I was standing at the airport bus stop the other day, and (as one does nowadays) killing time on my phone, when it occurred to me that I really miss e-mail.

I had just gotten off a plane and was doing that bored compulsive nerd thing where you cycle between inputs in case anything has happened in the whole three or four hours you were out of touch with the net. Check a feedreader, check Twitter, check GitHub, check the sites where you've been arguing with people, check mail, and so on. In a couple of these places, I had messages I cared about from real people. In e-mail, I had a mass mailing asking me for money, output from a cron job on a machine I've been ignoring for at least a year, and a notice from Twitter that a user with an avatar of a generic hot girl and an obviously machine-generated name had started following me.

I'm not sure exactly when it happened, but my personal mail has been reduced from a medium of direct communication to a mechanized ghost town of a meta-channel, an authentication and notification backplane for web applications and spambots.

I suppose I first noticed this around the time I decamped from Facebook. It's part of the reason I went sort of evangelical about my dislike of walled-garden social networks. And Facebook alone has driven a lot of it — where people used to write mail, now they make wall posts, or send direct messages using its clunky, halfassed internal re-implementation of e-mail. But there's plenty else at work, I'm sure. On the temporal-immediacy and granularity scales, revealed preferences seem to shift more and more towards media at the realtime and fine-grained end of the spectra. (Not to mention context-dependent and disposable. Arguably the entire Internet is becoming IRC ca. 1996.)
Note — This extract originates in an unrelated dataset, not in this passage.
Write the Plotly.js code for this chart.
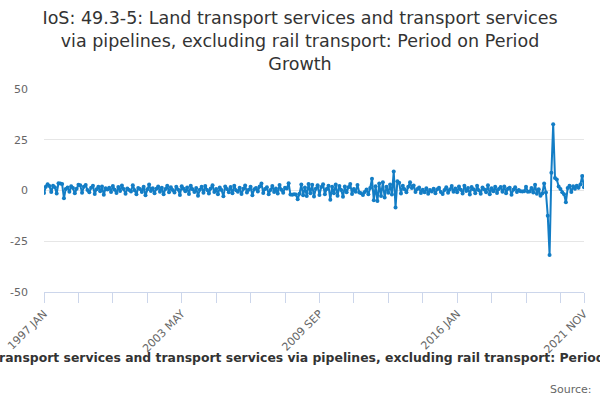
<!DOCTYPE html>
<html>
<head>
<meta charset="utf-8">
<script src="https://cdn.plot.ly/plotly-3.0.1.min.js"></script>
<style>
  html, body { margin: 0; padding: 0; background: #fff; }
  #chart { width: 600px; height: 400px; }
</style>
</head>
<body>
<div id="chart"></div>
<script>
// month names used for the category labels
var monthNames = ["JAN", "FEB", "MAR", "APR", "MAY", "JUN", "JUL", "AUG", "SEP", "OCT", "NOV", "DEC"];
var firstYear = 1997;

// period on period growth (%), one row per year
var growth = [
  -1.2, 1.8, 3.1, 2.2, -0.8, 2.4, 1.6, -1.5, 3.6, 3.4, 3.2, -3.8,      // 1997
  0.8, 1.5, -0.6, 2.1, 1.2, -1.4, 0.9, 2.8, 2.6, -1.1, 1.9, 2.7,       // 1998
  0.2, -0.9, 1.4, 2.3, -1.7, 0.6, 1.8, -0.4, 2.0, -2.1, 1.1, 0.5,      // 1999
  1.3, -0.7, 2.2, 0.4, -1.2, 1.7, -0.3, 2.5, 0.8, -1.6, 1.0, 0.3,      // 2000
  -0.5, 2.6, 0.1, -1.9, 1.2, 0.7, -0.8, 1.9, -2.4, 0.6, 2.9, -0.2,     // 2001
  1.1, -1.3, 0.9, 2.0, -0.6, 1.4, -1.8, 0.7, 2.4, -0.9, 1.6, 0.2,      // 2002
  -1.0, 1.8, 0.5, -2.2, 2.1, 0.9, -0.4, 1.5, -1.7, 2.3, 0.6, -0.8,     // 2003
  1.2, -2.6, 0.4, 1.9, -1.1, 2.2, 0.3, -1.5, 1.0, 2.6, -0.7, 0.8,      // 2004
  -1.9, 1.5, 0.2, -2.8, 2.0, 0.7, -0.9, 1.7, -1.4, 2.4, 0.1, -0.6,     // 2005
  1.3, -1.7, 0.9, 2.5, -1.0, 0.4, 1.8, -2.3, 0.6, 1.2, -0.5, 2.0,      // 2006
  3.4, -1.2, 0.8, 1.6, -1.9, 0.3, 2.2, -0.7, 1.0, -1.5, 2.7, 0.4,      // 2007
  -1.1, 1.4, 1.0, 3.6, -2.0, -2.1, -1.9, -2.0, -4.3, -1.6, 2.9, -2.4,  // 2008
  1.5, -2.7, 3.2, -1.3, 2.8, -3.0, 0.9, 2.6, -2.2, 1.7, 3.1, -1.8,     // 2009
  0.7, 2.4, -4.5, 1.9, -1.4, 3.0, -2.6, 2.2, 0.3, -3.1, 2.0, -0.9,     // 2010
  1.6, 3.2, -1.7, 0.8, -0.6, 2.7, -1.0, -1.3, -2.2, -0.8, 0.5, -1.9,   // 2011
  1.2, 5.8, -4.8, 2.1, -5.2, 3.4, -2.7, 4.1, -3.5, 1.8, -1.1, 2.9,     // 2012
  -2.0, 9.3, -8.4, 4.6, 3.8, -1.5, 2.4, 0.6, -0.9, 1.8, 4.1, 1.2,      // 2013
  2.5, -0.7, 0.8, 1.5, -1.2, 0.4, -0.9, 1.1, -1.6, 0.2, -0.5, 0.9,     // 2014
  -1.4, 0.6, 1.3, -0.8, -1.7, 0.2, 1.6, -1.1, 0.5, 2.2, -0.6, 1.0,     // 2015
  -0.9, 2.0, 0.4, -1.5, 2.4, -0.3, 1.2, -2.0, 1.7, 0.6, -1.3, 2.3,     // 2016
  0.1, -1.6, 1.5, 0.5, -0.9, 2.6, -1.8, 1.1, -0.4, 1.9, -1.2, 0.8,     // 2017
  1.7, -0.6, 2.0, -1.4, 0.9, 1.3, -2.1, 0.4, 1.6, -0.7, 0.3, -0.4,     // 2018
  -0.5, -0.4, 1.9, -0.6, -0.5, 1.2, -1.0, 2.8, -1.6, 0.6, -2.6, -1.5,  // 2019
  3.5, -1.0, -12.4, -31.8, 8.8, 32.6, 6.2, 5.4, 2.0, 0.8, -0.9, -1.8,  // 2020
  -5.8, 1.2, 2.3, -0.8, 2.1, 0.9, 2.4, 1.3, 3.0, 7.2, 1.6              // 2021
];

// category labels "1997 JAN" ... one per value
var periods = [];
for (var i = 0; i < growth.length; i++) {
  periods.push((firstYear + Math.floor(i / 12)) + " " + monthNames[i % 12]);
}

// ticks every 19 months, labelled every 4th tick, plus the last period
var tickVals = [];
var tickText = [];
for (var t = 0; t < periods.length - 1; t += 19) {
  tickVals.push(periods[t]);
  tickText.push(t % 76 === 0 ? periods[t] : "");
}
tickVals.push(periods[periods.length - 1]);
tickText.push(periods[periods.length - 1]);

var yTicks = [-50, -25, 0, 25, 50];

var fullTitle = "IoS: 49.3-5: Land transport services and transport services via pipelines, excluding rail transport: Period on Period Growth";

var trace = {
  x: periods,
  y: growth,
  type: "scatter",
  mode: "lines+markers",
  line: { color: "#137dc5", width: 2 },
  marker: { color: "#137dc5", size: 4 },
  hoverinfo: "x+y"
};

var layout = {
  width: 600,
  height: 400,
  margin: { l: 44, r: 16, t: 89, b: 108 },
  paper_bgcolor: "#ffffff",
  plot_bgcolor: "#ffffff",
  font: { family: "DejaVu Sans, sans-serif", color: "#666666", size: 11 },
  showlegend: false,
  title: {
    text: "IoS: 49.3-5: Land transport services and transport services<br>via pipelines, excluding rail transport: Period on Period<br>Growth",
    font: { family: "DejaVu Sans, sans-serif", size: 17.5, color: "#333333" },
    x: 0.5,
    xanchor: "center",
    y: 0.94,
    yanchor: "top"
  },
  xaxis: {
    type: "category",
    range: [0, periods.length - 1],
    tickmode: "array",
    tickvals: tickVals,
    ticktext: tickText,
    tickangle: -45,
    ticks: "outside",
    ticklen: 10,
    tickcolor: "#ccd6eb",
    showline: true,
    linecolor: "#ccd6eb",
    linewidth: 1,
    showgrid: false,
    zeroline: false,
    tickfont: { size: 11, color: "#666666" },
    fixedrange: true
  },
  yaxis: {
    range: [-50, 50],
    tickmode: "array",
    tickvals: yTicks,
    ticktext: yTicks.map(String),
    showgrid: true,
    gridcolor: "#e6e6e6",
    gridwidth: 1,
    zeroline: false,
    showline: false,
    ticks: "",
    ticklabelstandoff: 15,
    tickfont: { size: 11, color: "#666666" },
    fixedrange: true
  },
  annotations: [
    {
      text: "<b>" + fullTitle + "</b>",
      xref: "paper",
      yref: "paper",
      x: (300 - 44) / 540,
      y: -0.325,
      xanchor: "center",
      yanchor: "middle",
      showarrow: false,
      font: { family: "DejaVu Sans, sans-serif", size: 12.4, color: "#333333" }
    },
    {
      text: "Source:",
      xref: "paper",
      yref: "paper",
      x: 1.018,
      y: -0.48,
      xanchor: "right",
      yanchor: "middle",
      showarrow: false,
      font: { family: "DejaVu Sans, sans-serif", size: 11, color: "#666666" }
    }
  ]
};

Plotly.newPlot("chart", [trace], layout, { displayModeBar: false, staticPlot: true });
</script>
</body>
</html>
All of this is what it is. Privatization and the proprietary entrapment of communication on the web — the movement away from open protocols and distributed weak-authority systems — should worry us much as ever. But if people want immediacy and social context for what they're saying to one another, well, they've got their reasons. Besides which, ask any sysadmin of your acquaintance and there's a fair chance you'll hear at profane, embittered length what a sloppy, vulnerable, gnarled mess of a system Internet mail is in fact.

Still, I think something good and necessary to a literate culture is in eclipse right now. It's not the formal trappings of e-mail, as much affection as I feel for some of them. It's the basic act of correspondence — the essential elements of a mode that can thrive as much in a monochrome terminal window as written in ballpoint on paper.